(Plotting code records)

* * *

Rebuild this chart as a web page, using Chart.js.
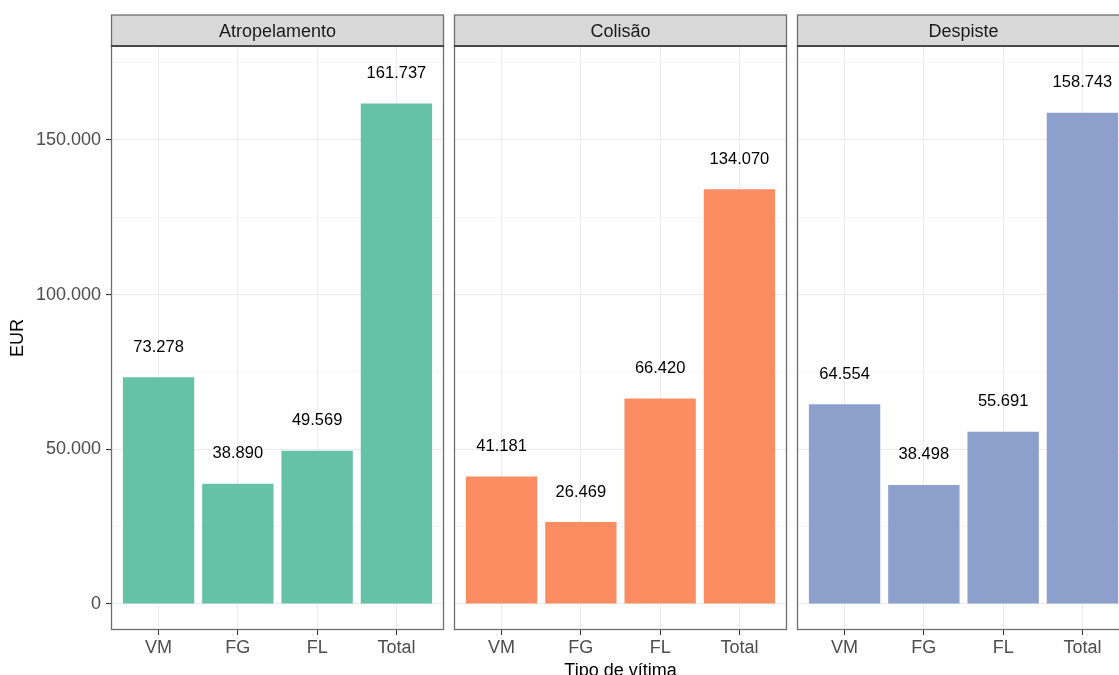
<!DOCTYPE html>
<html>
<head>
<meta charset="utf-8">
<script src="https://cdn.jsdelivr.net/npm/chart.js@4"></script>
<style>
html,body{margin:0;padding:0;background:#fff;overflow:hidden;width:1119px;height:675px;}
.wrap{position:absolute;top:0;height:675px;}
</style>
</head>
<body>
<div class="wrap" id="w0" style="left:0;width:445px"><canvas id="c0"></canvas></div>
<div class="wrap" id="w1" style="left:453px;width:335px"><canvas id="c1"></canvas></div>
<div class="wrap" id="w2" style="left:796px;width:335px"><canvas id="c2"></canvas></div>
<script>
// data
const categories = ['VM', 'FG', 'FL', 'Total'];
const panels = ['Atropelamento', 'Colisão', 'Despiste'];
const atropelamento = [73278, 38890, 49569, 161737];
const colisao = [41181, 26469, 66420, 134070];
const despiste = [64554, 38498, 55691, 158743];
const yTicks = [0, 50000, 100000, 150000];
const yMinorTicks = [25000, 75000, 125000, 175000];
const panelColors = ['#66C2A5', '#FC8D62', '#8DA0CB'];
const series = [atropelamento, colisao, despiste];

const FONT = "'Liberation Sans', Arial, sans-serif";
const fmt = v => String(Math.round(v)).replace(/\B(?=(\d{3})+(?!\d))/g, '.');
const isMajor = c => c.tick && yTicks.includes(c.tick.value);

const panelPlugin = {
    id: 'panelDeco',
    afterDraw(chart, args, opts) {
        const ctx = chart.ctx;
        const a = chart.chartArea;
        ctx.save();
        // value labels
        const meta = chart.getDatasetMeta(0);
        ctx.font = '16.5px ' + FONT;
        ctx.fillStyle = '#000';
        ctx.textAlign = 'center';
        ctx.textBaseline = 'middle';
        meta.data.forEach((bar, i) => {
            ctx.fillText(fmt(chart.data.datasets[0].data[i].y), bar.x, bar.y - 30);
        });
        // panel border
        ctx.strokeStyle = '#6e6e6e';
        ctx.lineWidth = 1.3;
        ctx.strokeRect(a.left + 0.5, a.top, a.right - a.left - 1, a.bottom - a.top - 0.5);
        // strip
        const sh = 31;
        ctx.fillStyle = '#d9d9d9';
        ctx.fillRect(a.left + 0.5, a.top - sh, a.right - a.left - 1, sh);
        ctx.strokeRect(a.left + 0.5, a.top - sh, a.right - a.left - 1, sh);
        ctx.strokeStyle = '#333';
        ctx.lineWidth = 1.5;
        ctx.beginPath();
        ctx.moveTo(a.left, a.top);
        ctx.lineTo(a.right, a.top);
        ctx.stroke();
        ctx.fillStyle = '#1a1a1a';
        ctx.font = '18px ' + FONT;
        ctx.fillText(opts.title, (a.left + a.right) / 2, a.top - sh / 2 + 1.5);
        // x axis title (centre panel)
        if (opts.xTitle) {
            ctx.fillStyle = '#000';
            ctx.fillText(opts.xTitle, (a.left + a.right) / 2, 671);
        }
        // y axis title
        if (opts.yTitle) {
            ctx.fillStyle = '#000';
            ctx.translate(18, (a.top + a.bottom) / 2);
            ctx.rotate(-Math.PI / 2);
            ctx.fillText(opts.yTitle, 0, 0);
        }
        ctx.restore();
    }
};

function makeChart(idx) {
    const first = idx === 0;
    const yw = first ? 111 : 1;
    new Chart(document.getElementById('c' + idx), {
        type: 'bar',
        data: {
            datasets: [{
                data: series[idx].map((v, i) => ({x: i, y: v})),
                backgroundColor: panelColors[idx],
                borderWidth: 0,
                barPercentage: 0.9,
                categoryPercentage: 1.0
            }]
        },
        options: {
            responsive: true,
            maintainAspectRatio: false,
            animation: false,
            layout: {padding: {top: 46, right: 1, left: 0, bottom: 0}},
            plugins: {
                legend: {display: false},
                tooltip: {enabled: false},
                panelDeco: {
                    title: panels[idx],
                    yTitle: first ? 'EUR' : null,
                    xTitle: idx === 1 ? 'Tipo de vítima' : null
                }
            },
            scales: {
                x: {
                    type: 'linear',
                    min: -0.6,
                    max: 3.6,
                    offset: false,
                    afterFit: s => { s.height = 45; },
                    afterBuildTicks: s => { s.ticks = categories.map((c, i) => ({value: i})); },
                    border: {display: false},
                    grid: {color: '#ebebeb', lineWidth: 1, tickLength: 5, tickColor: '#333', offset: false},
                    ticks: {
                        autoSkip: false,
                        maxRotation: 0,
                        padding: 2,
                        color: '#4d4d4d',
                        font: {size: 18, family: FONT},
                        callback: v => categories[v] !== undefined ? categories[v] : ''
                    }
                },
                y: {
                    min: -8400,
                    max: 180350,
                    afterFit: s => { s.width = yw; },
                    afterBuildTicks: s => {
                        s.ticks = yTicks.concat(yMinorTicks).sort((p, q) => p - q).map(v => ({value: v}));
                    },
                    border: {display: false},
                    grid: {
                        color: c => isMajor(c) ? '#ebebeb' : '#f4f4f4',
                        lineWidth: c => isMajor(c) ? 1.1 : 0.8,
                        tickLength: first ? 5 : 0,
                        tickColor: c => isMajor(c) && first ? '#333' : 'rgba(0,0,0,0)'
                    },
                    ticks: {
                        display: first,
                        autoSkip: false,
                        padding: 5,
                        color: '#4d4d4d',
                        font: {size: 18, family: FONT},
                        callback: v => yTicks.includes(v) ? fmt(v) : ''
                    }
                }
            }
        },
        plugins: [panelPlugin]
    });
}

[0, 1, 2].forEach(makeChart);
</script>
</body>
</html>
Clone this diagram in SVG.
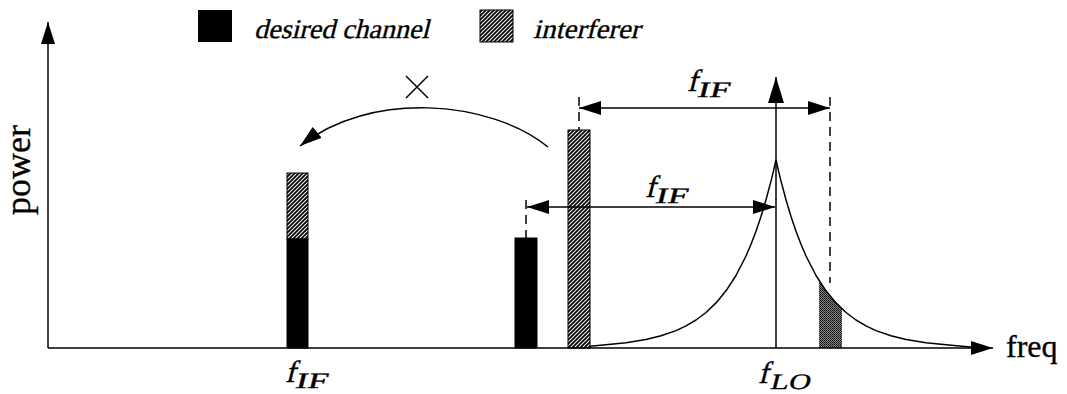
<svg xmlns="http://www.w3.org/2000/svg" width="1067" height="394" viewBox="0 0 1067 394">
<style>
.ln{stroke:#000;stroke-width:1.5;fill:none}
.dash{stroke:#000;stroke-width:1.5;stroke-dasharray:9 6;fill:none}
.bar{stroke:#000;stroke-width:1}
.lab{font-family:"Liberation Serif","Times New Roman",serif;fill:#000;stroke:#000;stroke-width:0.35}
</style>
<defs>
<pattern id="hatch" patternUnits="userSpaceOnUse" width="4" height="4">
<rect width="4" height="4" fill="#fff"/>
<path d="M-1,1 L1,-1 M0,4 L4,0 M3,5 L5,3" stroke="#000" stroke-width="1.8"/>
</pattern>
<pattern id="stip" patternUnits="userSpaceOnUse" width="2" height="2">
<rect width="2" height="2" fill="#8a8a8a"/>
<rect width="1" height="1" fill="#000"/>
<rect x="1" y="1" width="1" height="1" fill="#222"/>
</pattern>
<marker id="ah" markerUnits="userSpaceOnUse" markerWidth="22" markerHeight="14" refX="22" refY="7" orient="auto-start-reverse">
<path d="M0,0 L22,7 L0,14 z" fill="#000"/>
</marker>
<marker id="ahL" markerUnits="userSpaceOnUse" markerWidth="26" markerHeight="16" refX="26" refY="8" orient="auto-start-reverse">
<path d="M0,0 L26,8 L0,16 z" fill="#000"/>
</marker>
</defs>
<rect width="1067" height="394" fill="#fff"/>

<g id="legend">
<rect x="198" y="10" width="34" height="32" fill="#000"/>
<g transform="translate(254,38) skewX(-14)"><text class="lab" x="0" y="0" font-size="27" textLength="175" lengthAdjust="spacingAndGlyphs">desired channel</text></g>
<rect x="480" y="10" width="33" height="32" fill="url(#hatch)" stroke="#000" stroke-width="1"/>
<g transform="translate(533,38) skewX(-14)"><text class="lab" x="0" y="0" font-size="27" textLength="107" lengthAdjust="spacingAndGlyphs">interferer</text></g>
</g>

<g id="axis-labels">
<text class="lab" transform="translate(30,170) rotate(-90)" text-anchor="middle" font-size="36">power</text>
<text class="lab" x="1006" y="357" font-size="32">freq</text>
</g>

<g id="lo-spectrum">
<polygon points="819,348 819,280.5 826,290.8 836,302.9 842,308.9 842,348" fill="url(#stip)"/>
<polyline class="ln" stroke-width="1.3" stroke-linejoin="round" points="576,347.6 606,344.7 626,342.7 646,339.5 661,335.8 676,330.6 686,325.9 696,320 706,312.5 716,302.9 726,290.8 736,275.5 746,256 751,244.3 756,231.2 761,216.5 766,199.8 771,181.1 773.5,170.9 776,160 778.5,170.9 781,181.1 786,199.8 791,216.5 796,231.2 801,244.3 806,256 816,275.5 826,290.8 836,302.9 846,312.5 856,320 866,325.9 876,330.6 891,335.8 906,339.5 926,342.7 946,344.7 976,347.6"/>
</g>

<g id="bar-image">
<rect class="bar" x="287" y="173" width="21" height="66" fill="url(#hatch)"/>
<rect class="bar" x="287" y="239" width="21" height="109" fill="#000"/>
</g>
<g id="bar-desired">
<rect class="bar" x="515" y="238" width="22" height="110" fill="#000"/>
</g>
<g id="bar-interferer">
<rect class="bar" x="568" y="130" width="22" height="218" fill="url(#hatch)"/>
</g>

<g id="connectors">
<line class="ln" x1="48" y1="348" x2="48" y2="22" marker-end="url(#ah)"/>
<line class="ln" x1="48" y1="348" x2="993" y2="348" marker-end="url(#ah)"/>
<line class="ln" x1="776" y1="348" x2="776" y2="77" marker-end="url(#ahL)"/>
<line class="ln" x1="579" y1="108" x2="830" y2="108" marker-start="url(#ah)" marker-end="url(#ah)"/>
<line class="ln" x1="527" y1="207" x2="775" y2="207" marker-start="url(#ah)" marker-end="url(#ah)"/>
<line class="dash" x1="579" y1="97" x2="579" y2="130"/>
<line class="dash" x1="830" y1="97" x2="830" y2="283"/>
<line class="dash" x1="526" y1="200" x2="526" y2="238"/>
<path class="ln" d="M548,147 C490,100 370,90 300,146" marker-end="url(#ah)"/>
<path class="ln" stroke-width="1.3" d="M406,76 L428,98 M428,76 L406,98"/>
</g>

<g id="freq-labels">
<g transform="translate(687,91) skewX(-14)"><text class="lab" font-size="31">f</text><text class="lab" x="11" y="6" font-size="22" textLength="32" lengthAdjust="spacingAndGlyphs">IF</text></g>
<g transform="translate(645,197) skewX(-14)"><text class="lab" font-size="31">f</text><text class="lab" x="11" y="6" font-size="22" textLength="32" lengthAdjust="spacingAndGlyphs">IF</text></g>
<g transform="translate(285,382) skewX(-14)"><text class="lab" font-size="31">f</text><text class="lab" x="11" y="6" font-size="22" textLength="32" lengthAdjust="spacingAndGlyphs">IF</text></g>
<g transform="translate(758,383) skewX(-14)"><text class="lab" font-size="31">f</text><text class="lab" x="13" y="6" font-size="22" textLength="40" lengthAdjust="spacingAndGlyphs">LO</text></g>
</g>
</svg>
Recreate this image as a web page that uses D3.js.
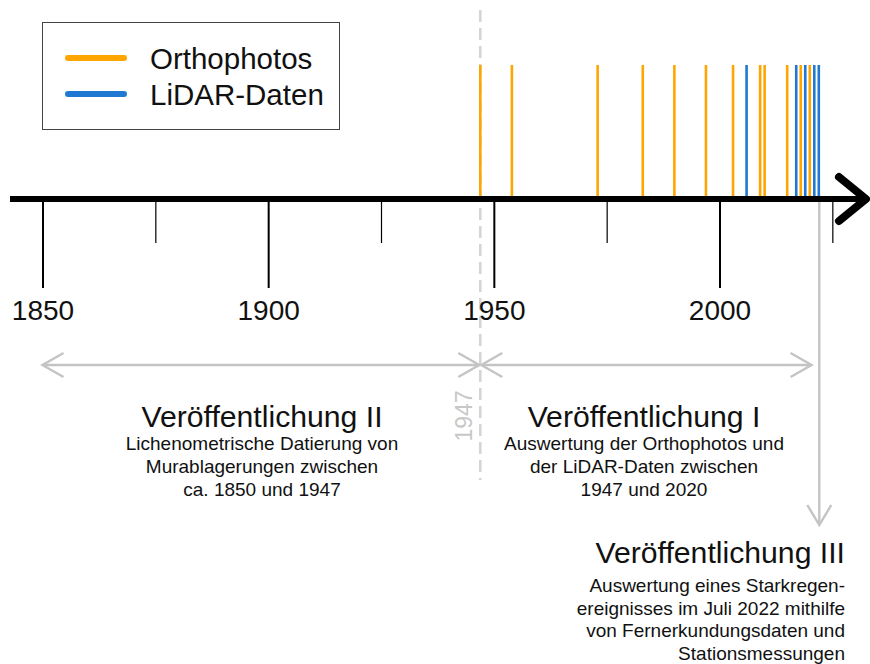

* * *

▶ _INSTRUCTION_: Exactly and only the lines from the top of the records down to the line containing "const isMajor = c" should be transcribed, please, without the pictures.

▶ _TASK RESULT_:
Rebuild this chart as a web page, using Chart.js.
<!DOCTYPE html>
<html>
<head>
<meta charset="utf-8">
<script src="https://cdn.jsdelivr.net/npm/chart.js@4"></script>
<style>
html,body{margin:0;padding:0;background:#fff;overflow:hidden;width:1119px;height:675px;}
.wrap{position:absolute;top:0;height:675px;}
</style>
</head>
<body>
<div class="wrap" id="w0" style="left:0;width:445px"><canvas id="c0"></canvas></div>
<div class="wrap" id="w1" style="left:453px;width:335px"><canvas id="c1"></canvas></div>
<div class="wrap" id="w2" style="left:796px;width:335px"><canvas id="c2"></canvas></div>
<script>
// data
const categories = ['VM', 'FG', 'FL', 'Total'];
const panels = ['Atropelamento', 'Colisão', 'Despiste'];
const atropelamento = [73278, 38890, 49569, 161737];
const colisao = [41181, 26469, 66420, 134070];
const despiste = [64554, 38498, 55691, 158743];
const yTicks = [0, 50000, 100000, 150000];
const yMinorTicks = [25000, 75000, 125000, 175000];
const panelColors = ['#66C2A5', '#FC8D62', '#8DA0CB'];
const series = [atropelamento, colisao, despiste];

const FONT = "'Liberation Sans', Arial, sans-serif";
const fmt = v => String(Math.round(v)).replace(/\B(?=(\d{3})+(?!\d))/g, '.');
const isMajor = c => c.tick && yTicks.includes(c.tick.value);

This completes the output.